▸ EXERCISE DETAILS: Take the line containing "Clone this chart in matplotlib." as the first line and the line containing "plt.rcParams['font.family'] = ['Liberation" as the last, and output that span verbatim without any images.

▸ MATERIAL:
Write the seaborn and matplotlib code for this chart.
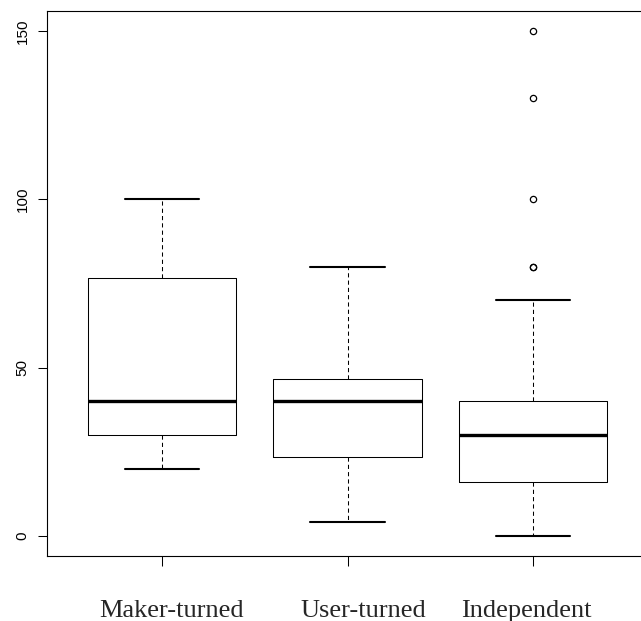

==

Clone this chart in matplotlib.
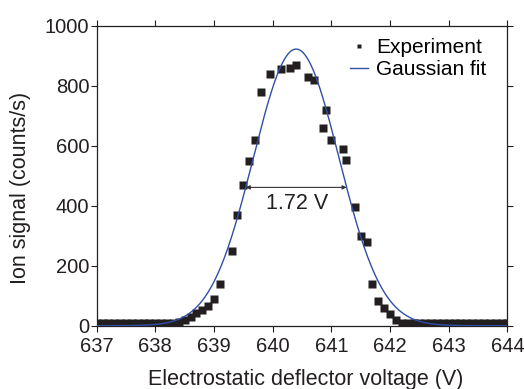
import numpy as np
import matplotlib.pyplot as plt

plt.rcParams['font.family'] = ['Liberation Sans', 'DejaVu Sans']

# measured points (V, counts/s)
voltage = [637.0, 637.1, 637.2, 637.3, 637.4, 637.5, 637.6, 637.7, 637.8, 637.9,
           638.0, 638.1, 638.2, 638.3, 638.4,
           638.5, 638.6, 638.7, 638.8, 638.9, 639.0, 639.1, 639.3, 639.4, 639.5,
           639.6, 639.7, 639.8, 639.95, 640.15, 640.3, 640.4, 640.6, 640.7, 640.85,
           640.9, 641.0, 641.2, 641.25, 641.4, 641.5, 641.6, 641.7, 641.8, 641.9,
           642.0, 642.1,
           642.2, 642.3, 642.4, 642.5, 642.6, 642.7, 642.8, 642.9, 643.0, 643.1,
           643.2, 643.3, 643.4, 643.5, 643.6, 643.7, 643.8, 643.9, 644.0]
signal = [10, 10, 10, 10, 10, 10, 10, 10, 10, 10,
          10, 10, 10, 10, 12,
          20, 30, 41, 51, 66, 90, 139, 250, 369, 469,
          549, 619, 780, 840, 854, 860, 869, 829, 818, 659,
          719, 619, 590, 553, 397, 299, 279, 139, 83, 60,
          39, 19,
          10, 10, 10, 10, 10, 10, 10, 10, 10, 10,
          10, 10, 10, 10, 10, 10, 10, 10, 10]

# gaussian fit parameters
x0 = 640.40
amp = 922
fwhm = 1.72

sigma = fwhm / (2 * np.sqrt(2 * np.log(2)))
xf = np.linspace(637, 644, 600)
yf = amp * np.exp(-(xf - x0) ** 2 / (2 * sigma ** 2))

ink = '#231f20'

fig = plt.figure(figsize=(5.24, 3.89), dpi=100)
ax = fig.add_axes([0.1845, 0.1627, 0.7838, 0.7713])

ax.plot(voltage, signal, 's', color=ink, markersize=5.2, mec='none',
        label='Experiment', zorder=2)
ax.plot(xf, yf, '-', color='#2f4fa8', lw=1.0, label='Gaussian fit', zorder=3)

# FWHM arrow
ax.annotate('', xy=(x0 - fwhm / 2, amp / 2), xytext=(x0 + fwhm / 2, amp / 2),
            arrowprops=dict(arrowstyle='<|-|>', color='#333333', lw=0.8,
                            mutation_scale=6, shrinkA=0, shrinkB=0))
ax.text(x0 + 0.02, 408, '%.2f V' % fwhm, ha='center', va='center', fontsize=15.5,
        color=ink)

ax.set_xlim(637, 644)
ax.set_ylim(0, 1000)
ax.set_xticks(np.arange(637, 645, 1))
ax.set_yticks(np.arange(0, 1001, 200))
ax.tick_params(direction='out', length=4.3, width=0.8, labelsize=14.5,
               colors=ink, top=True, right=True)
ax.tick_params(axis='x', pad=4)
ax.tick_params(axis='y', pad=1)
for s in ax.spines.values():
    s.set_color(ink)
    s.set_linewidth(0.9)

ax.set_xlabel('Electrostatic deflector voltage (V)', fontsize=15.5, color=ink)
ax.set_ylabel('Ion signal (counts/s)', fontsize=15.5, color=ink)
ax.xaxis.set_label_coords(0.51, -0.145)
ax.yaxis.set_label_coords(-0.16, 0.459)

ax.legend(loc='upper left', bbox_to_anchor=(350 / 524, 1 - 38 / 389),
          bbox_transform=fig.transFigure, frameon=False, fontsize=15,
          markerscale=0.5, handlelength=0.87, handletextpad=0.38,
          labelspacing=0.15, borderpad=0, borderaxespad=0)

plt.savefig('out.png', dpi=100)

--

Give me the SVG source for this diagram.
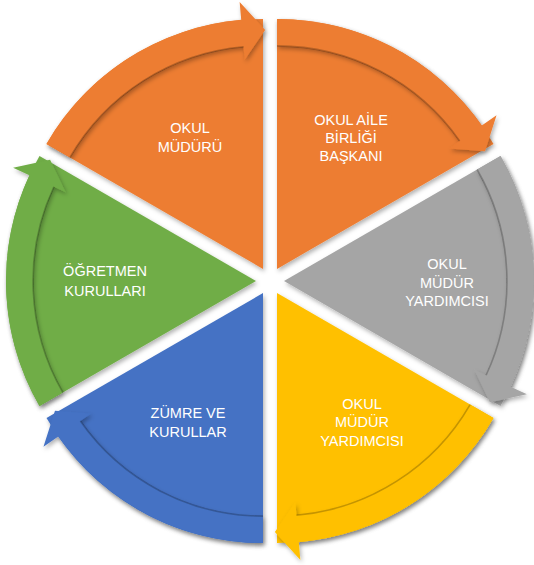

▸ RESPONSE TO THIS TASK:
Clone this chart in matplotlib.
import numpy as np
import matplotlib.pyplot as plt

plt.rcParams['font.family'] = ['Liberation Sans', 'DejaVu Sans']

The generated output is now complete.